18:05: We appear to be missing some network hardware, which is preventing us from booting the NSDs. The CIS network folks have been paged.

18:25: CIS located the necessary switch hardware. We are in the process of connecting up the NSD servers.

18:32: All ten of our NSD servers now have network connections. We are mounting the GPFS file systems on the NSDs and management nodes.

DSC_1255.jpg 18:42: We booted a number of machines before the networking was ready, which appears to have left GPFS in a strange state. The good news is that we have now successfully mounted all of the GPFS file systems on at least one of nodes, so this means the GPFS file system has survived the move and we just need to clean things up at this point.

18:46: All of the NSDs are able to see all GPFS file systems. We are working our way through the management nodes. Once the managment nodes are happy, we will start booting up the NFS and CIFS nodes.

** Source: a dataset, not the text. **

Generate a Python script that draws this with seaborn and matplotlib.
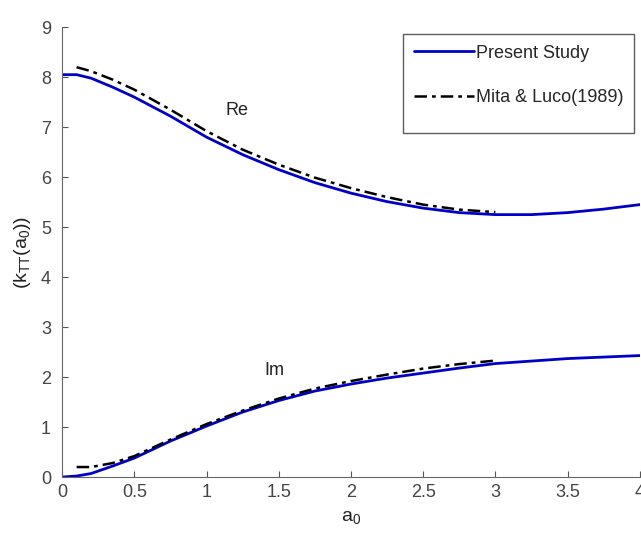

19:31: At this point, departmental NFS and CIFS servers are operational. We are still working on the servers providing NFS to the DMZ machines. This service requires some network changes on the firewall which we staged but could not test until the GPFS migration was complete. We are now starting to test these changes.

22:08: Wow, debugging routing on firewalls can be challenging. We are now running on an updated firewall, which allowed us to bring up the last two GPFS servers that provide NFS services to the DMZ. The previously active firewall has not yet been updated, because we had to do some work by hand. At this point though, we need some sleep in order to look at the firewall issues with a fresh set of eyes.

22:24: Until the firewall rule issues are resolved, the static website (the one that is html files on the filesystem) will be read-only.  The webserver is currently serving a copy of that site.  Changes you make to web files will not be lost, but will also not be served until the remaining issues are resolved.  Ftp services, which were down today, will also remain unavailable until our firewalls are fully functional.